Abstract
THE course of experimental work described in this volume is designed for students in Schools of Science of the Department of Science and Art during their first two years of study. It is the outcome of experience, and represents the work which pupils from thirteen to fifteen years of age can do and understand. Following the reformed plan of teaching chemistry, the course begins with simple chemical manipulations, weighing, solutions, distillation, the preparation of common gases, composition of water and air, formation of salts, carbon and its oxides and a few organic compounds. In the second year's course easy quantitative experiments are given, and attention is paid to the laws of chemical combination, symbols, formulæ, &c.
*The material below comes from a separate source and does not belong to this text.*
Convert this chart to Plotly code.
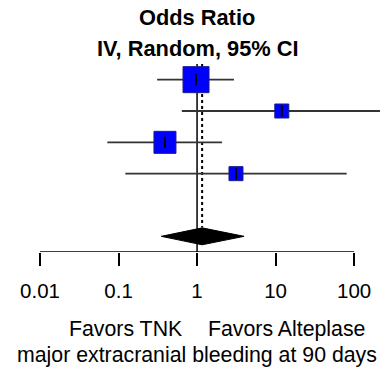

The halogens, sulphur and its compounds, the estimation of volume, are among other subjects dealt with. The test-tubing exercises, which once formed the chief part of the work of the student of elementary chemistry, are omitted altogether; and in their place we have a rationally constructed course of work, in which the intimate relation between chemistry and physics is brought out. The pupil who is fortunate enough to receive instruction on these lines will be placed in the receptive intellectual attitude which should be the aim of all scientific education.
Chemistry for Organised Schools of Science.
By S. Parrish With Introduction by Dr. D. Forsyth. Pp. xiv + 262. (London: Macmillan and Co.,. Ltd., 1899.)